In her seminal work Metaphorical Theology, the feminist theologian Sallie McFague points out that the typical structure of a metaphor is to illuminate something “lesser-known,” like an abstraction such as love, with something “better-known”—specific, concrete and sensory, such as a rose. There is obvious utility for metaphors in Christianity, then—they provide a way for the faithful to speak about that ultimate unknown, the transcendent God. Thus Christians have traditionally sought to understand the nature of “God,” a reality beyond human comprehension, through the lens of something comprehensible: a “Father.”
Catholics cannot accurately speak about the nature of God without speaking about trauma, specifically the trauma of violence.
Yet Lingua Ignota reverses this structure, using language about the transcendent God to understand her concrete, human experience of trauma. This seems to me a mode of religious language entirely appropriate for Catholics, whose belief centers on the Incarnation—a transcendent God, the ultimate reality in which all things “live, move, and have their being,” becoming fully embodied in a particular person’s traumatic experience of political violence. This belief would seem to imply Catholics cannot accurately speak about the nature of God without speaking about trauma, specifically the trauma of violence, and that we might judge the accuracy of our language about God by its applicability to the experiences of those who have survived violence.
This raises questions about which voices are given prominence in the church, and which are dismissed or neglected. How might the church’s traditional metaphors for God resonate (or fail to resonate) with the experiences not only of women, but of L.G.B.T. people, who are four times more likely than non-L.G.B.T. people to be victimized by violent crime, or of those subject to religious and racial violence? And where they fail to resonate, is there room to forge new metaphors that better capture the experience of those who, like Jesus himself, are marginalized and victimized?
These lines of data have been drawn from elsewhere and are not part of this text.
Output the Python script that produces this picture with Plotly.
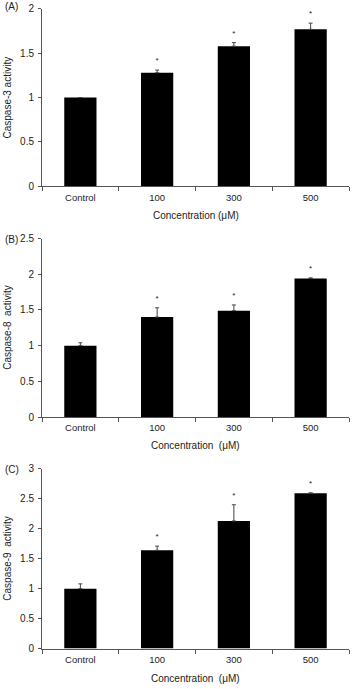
import plotly.graph_objects as go

categories = ["Control", "100", "300", "500"]

casp3 = [1.00, 1.28, 1.58, 1.77]
casp3_err = [0.0, 0.03, 0.04, 0.07]
casp3_star = ["", "*", "*", "*"]

casp8 = [1.00, 1.40, 1.49, 1.94]
casp8_err = [0.04, 0.13, 0.08, 0.01]
casp8_star = ["", "*", "*", "*"]

casp9 = [1.00, 1.64, 2.13, 2.59]
casp9_err = [0.08, 0.07, 0.27, 0.01]
casp9_star = ["", "*", "*", "*"]

y3_ticks = [0, 0.5, 1, 1.5, 2]
y8_ticks = [0, 0.5, 1, 1.5, 2, 2.5]
y9_ticks = [0, 0.5, 1, 1.5, 2, 2.5, 3]

W, H = 356, 689
FONT = "Liberation Sans, Arial, sans-serif"
AX = "#555555"

panels = [
    dict(vals=casp3, err=casp3_err, star=casp3_star, ticks=y3_ticks, ymax=2,
         top=3, bottom=183.3, ytitle="Caspase-3 activity", xtitle="Concentration (μM)",
         label="(A)", label_y=0, xtitle_y=213),
    dict(vals=casp8, err=casp8_err, star=casp8_star, ticks=y8_ticks, ymax=2.5,
         top=236.7, bottom=418.3, ytitle="Caspase-8\u00a0 activity", xtitle="Concentration\u00a0 (μM)",
         label="(B)", label_y=237.5, xtitle_y=447),
    dict(vals=casp9, err=casp9_err, star=casp9_star, ticks=y9_ticks, ymax=3,
         top=471, bottom=654, ytitle="Caspase-9\u00a0 activity", xtitle="Concentration\u00a0 (μM)",
         label="(C)", label_y=472, xtitle_y=684),
]

x0, x1 = 42, 349
fig = go.Figure()
annotations = []
layout = {}
for i, p in enumerate(panels, start=1):
    sfx = "" if i == 1 else str(i)
    xa, ya = "x" + sfx, "y" + sfx
    fig.add_trace(go.Bar(
        x=categories, y=p["vals"], xaxis=xa, yaxis=ya, width=0.42,
        marker=dict(color="black", line=dict(width=0)),
        error_y=dict(type="data", array=p["err"], arrayminus=[0] * 4, visible=True,
                     color="#444444", thickness=1, width=2),
        showlegend=False,
    ))
    tops = [v + e for v, e in zip(p["vals"], p["err"])]
    fig.add_trace(go.Scatter(
        x=categories, y=tops, xaxis=xa, yaxis=ya, mode="markers+text", text=p["star"],
        marker=dict(size=6, color="rgba(0,0,0,0)"),
        textposition="top center", textfont=dict(size=8, color="#222", family=FONT),
        showlegend=False, hoverinfo="skip", cliponaxis=False,
    ))
    ydom = [1 - p["bottom"] / H, 1 - p["top"] / H]
    layout["xaxis" + sfx] = dict(
        domain=[x0 / W, x1 / W], anchor=ya, type="category",
        range=[-0.5, 3.5], showline=True, linecolor=AX, linewidth=1,
        ticks="outside", ticklen=4, tickcolor=AX, tickson="boundaries",
        tickfont=dict(size=9.5, color="#222", family=FONT), ticklabelstandoff=2,
        showgrid=False, zeroline=False,
    )
    layout["yaxis" + sfx] = dict(
        domain=ydom, anchor=xa, range=[0, p["ymax"]], tickvals=p["ticks"],
        ticktext=[("%g" % t) for t in p["ticks"]],
        showline=True, linecolor=AX, linewidth=1, ticks="outside", ticklen=3,
        tickcolor=AX, tickfont=dict(size=10, color="#222", family=FONT),
        showgrid=False, zeroline=False, ticklabelstandoff=2,
    )
    annotations.append(dict(
        text=p["xtitle"], xref="paper", yref="paper", x=(x0 + x1) / 2 / W,
        y=1 - p["xtitle_y"] / H, xanchor="center", yanchor="middle", showarrow=False,
        font=dict(size=10, color="#222", family=FONT)))
    annotations.append(dict(
        text=p["ytitle"], xref="paper", yref="paper", x=8 / W,
        y=1 - (p["top"] + p["bottom"]) / 2 / H, xanchor="center", yanchor="middle",
        textangle=-90, showarrow=False, font=dict(size=10, color="#222", family=FONT)))
    annotations.append(dict(
        text=p["label"], xref="paper", yref="paper", x=3 / W, y=1 - p["label_y"] / H,
        xanchor="left", yanchor="middle", showarrow=False,
        font=dict(size=10, color="#222", family=FONT)))

fig.update_layout(
    width=W, height=H, margin=dict(l=0, r=0, t=0, b=0),
    paper_bgcolor="white", plot_bgcolor="white",
    annotations=annotations, bargap=0.58, **layout,
)
fig.write_html("out.html")
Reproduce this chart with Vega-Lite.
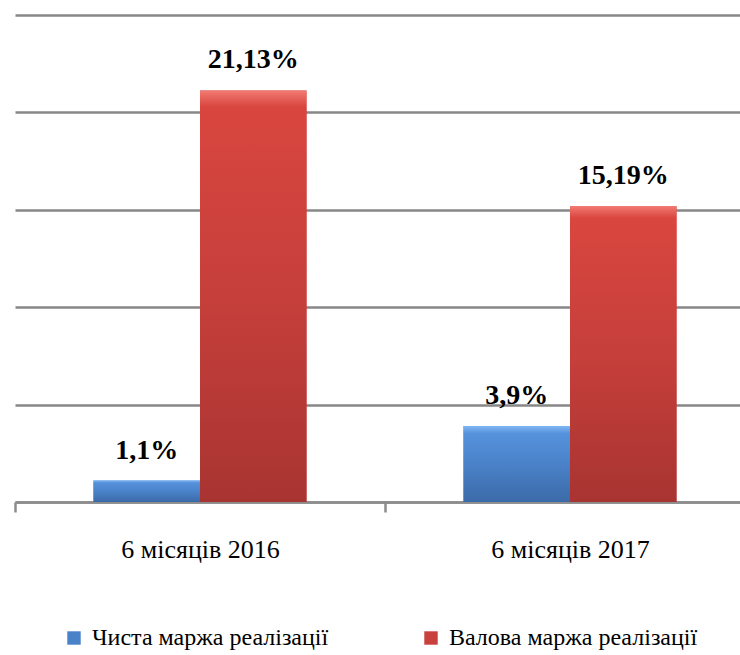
{
  "$schema": "https://vega.github.io/schema/vega-lite/v6.json",
  "width": 725,
  "height": 487,
  "autosize": {"type": "none"},
  "padding": {"left": 15, "top": 15, "right": 0, "bottom": 153},
  "background": "white",
  "config": {"view": {"stroke": null}, "font": "Times New Roman, Liberation Serif, serif"},
  "data": {
    "values": [
      {"period": "6 місяців 2016", "series": "Чиста маржа реалізації", "value": 1.1, "label": "1,1%"},
      {"period": "6 місяців 2016", "series": "Валова маржа реалізації", "value": 21.13, "label": "21,13%"},
      {"period": "6 місяців 2017", "series": "Чиста маржа реалізації", "value": 3.9, "label": "3,9%"},
      {"period": "6 місяців 2017", "series": "Валова маржа реалізації", "value": 15.19, "label": "15,19%"}
    ]
  },
  "encoding": {
    "x": {
      "field": "period",
      "type": "nominal",
      "scale": {"range": [0, 740], "paddingInner": 0, "paddingOuter": 0},
      "axis": {
        "title": null,
        "tickBand": "extent",
        "tickSize": 10,
        "tickColor": "#8c8c8c",
        "tickWidth": 2.5,
        "domainColor": "#8c8c8c",
        "domainWidth": 2.5,
        "labelFont": "Times New Roman, Liberation Serif, serif",
        "labelFontSize": 26,
        "labelColor": "black",
        "labelAngle": 0,
        "labelPadding": 45,
        "labelBaseline": "alphabetic",
        "grid": false
      }
    },
    "xOffset": {
      "field": "series",
      "type": "nominal",
      "sort": ["Чиста маржа реалізації", "Валова маржа реалізації"],
      "scale": {"paddingInner": 0, "paddingOuter": 0.737}
    },
    "y": {
      "field": "value",
      "type": "quantitative",
      "scale": {"domain": [0, 25]},
      "axis": {
        "values": [0, 5, 10, 15, 20, 25],
        "labels": false,
        "ticks": false,
        "domain": false,
        "title": null,
        "grid": true,
        "gridColor": "#878787",
        "gridWidth": 2.5
      }
    }
  },
  "layer": [
    {
      "mark": {"type": "bar"},
      "encoding": {
        "color": {
          "field": "series",
          "type": "nominal",
          "sort": ["Чиста маржа реалізації", "Валова маржа реалізації"],
          "scale": {"range": ["#4a82c9", "#c8413d"]},
          "legend": {
            "orient": "none",
            "legendX": 47,
            "legendY": 611,
            "direction": "horizontal",
            "title": null,
            "symbolType": "square",
            "symbolSize": 180,
            "symbolStrokeWidth": 0,
            "labelFont": "Times New Roman, Liberation Serif, serif",
            "labelFontSize": 24,
            "labelColor": "black",
            "labelLimit": 400,
            "labelOffset": 6,
            "columnPadding": 90
          }
        }
      }
    },
    {
      "mark": {"type": "bar"},
      "encoding": {
        "fill": {
          "condition": {
            "test": "datum.series === 'Чиста маржа реалізації'",
            "value": {
              "gradient": "linear",
              "x1": 0, "y1": 0, "x2": 0, "y2": 1,
              "stops": [
                {"offset": 0, "color": "#7fb6f4"},
                {"offset": 0.1, "color": "#5592dc"},
                {"offset": 0.5, "color": "#4a82c9"},
                {"offset": 1, "color": "#3b6aa8"}
              ]
            }
          },
          "value": {
            "gradient": "linear",
            "x1": 0, "y1": 0, "x2": 0, "y2": 1,
            "stops": [
              {"offset": 0, "color": "#f27a73"},
              {"offset": 0.04, "color": "#d9463f"},
              {"offset": 0.5, "color": "#c63f3b"},
              {"offset": 1, "color": "#a83431"}
            ]
          }
        }
      }
    },
    {
      "mark": {
        "type": "text",
        "font": "Times New Roman, Liberation Serif, serif",
        "fontWeight": "bold",
        "fontSize": 28,
        "dy": -22,
        "baseline": "alphabetic",
        "color": "black"
      },
      "encoding": {"text": {"field": "label"}}
    }
  ]
}
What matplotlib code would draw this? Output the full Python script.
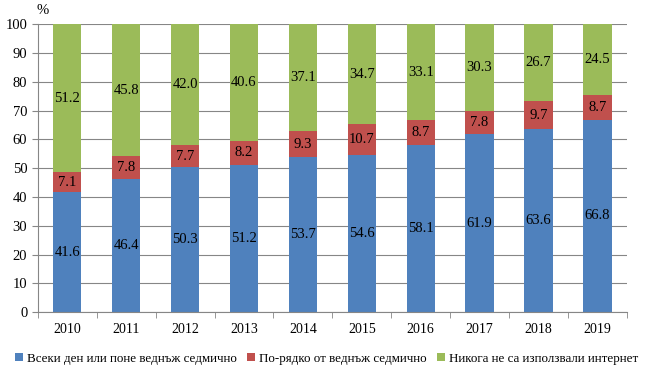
import numpy as np
import matplotlib.pyplot as plt

years = ['2010', '2011', '2012', '2013', '2014', '2015', '2016', '2017', '2018', '2019']
weekly = [41.6, 46.4, 50.3, 51.2, 53.7, 54.6, 58.1, 61.9, 63.6, 66.8]
rarely = [7.1, 7.8, 7.7, 8.2, 9.3, 10.7, 8.7, 7.8, 9.7, 8.7]
never = [51.2, 45.8, 42.0, 40.6, 37.1, 34.7, 33.1, 30.3, 26.7, 24.5]
labels = ['Всеки ден или поне веднъж седмично', 'По-рядко от веднъж седмично',
          'Никога не са използвали интернет']
colors = ['#4F81BD', '#C0504D', '#9BBB59']

plt.rcParams['font.family'] = ['Liberation Serif', 'DejaVu Serif']
fs = 10.5

fig = plt.figure(figsize=(6.51, 3.77), dpi=100)
ax = fig.add_axes([0.058, 0.172, 0.905, 0.764])

x = np.arange(len(years))
bottom = np.zeros(len(years))
for vals, c, lab in zip([weekly, rarely, never], colors, labels):
    bars = ax.bar(x, vals, 0.48, bottom=bottom, color=c, label=lab, zorder=2)
    for b, v, b0 in zip(bars, vals, bottom):
        ax.text(b.get_x() + b.get_width() / 2, b0 + v / 2, f'{v:.1f}',
                ha='center', va='center', fontsize=fs, color='black', zorder=3)
    bottom += np.array(vals)

ax.set_xlim(-0.5, len(years) - 0.5)
ax.set_ylim(0, 100)
ax.set_yticks(np.arange(0, 101, 10))
ax.set_xticks(x)
ax.set_xticklabels(years)
ax.set_xticks(np.arange(-0.5, len(years)), minor=True)
ax.tick_params(axis='x', which='major', length=0, pad=8, labelsize=fs - 0.5)
ax.tick_params(axis='x', which='minor', length=4, color='#868686')
ax.tick_params(axis='y', length=4, color='#868686', labelsize=fs)
ax.grid(axis='y', color='#868686', linewidth=0.8, zorder=0)
for s in ['top', 'right']:
    ax.spines[s].set_visible(False)
for s in ['left', 'bottom']:
    ax.spines[s].set_color('#868686')

fig.text(0.056, 0.955, '%', fontsize=fs, ha='left', va='bottom')

ax.legend(loc='upper center', bbox_to_anchor=(0.49, -0.1), ncol=3, frameon=False,
          fontsize=9.4, handlelength=0.6, handleheight=0.6, handletextpad=0.3,
          columnspacing=0.8)

fig.savefig('out.png', dpi=100)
Where they fail to resonate, is there room to forge new metaphors that better capture the experience of those who, like Jesus himself, are marginalized and victimized?
Some might dismiss the idea of finding new metaphors for God, fearing that personal experience and subjectivity will move the church away from its root beliefs. Yet as McFague points out, embracing varied metaphors for God is not lazy relativism, nor does it mean assigning equal value to anything that might be said. Instead, it is an act of humility to question the limitations of the church’s traditional language and an act of charity—indeed, solidarity with Christ—to expand that language when needed to account for the experiences of those most likely to suffer violence.
“Sinner Get Ready” is a powerful, viscerally-felt reminder that our willingness to speak about trauma and listen to those who are surviving is a measure of our willingness to experience the reality of God beyond words. It’s also a reminder that our words and metaphors can at times become idols, and are in constant need of renewal from the margins.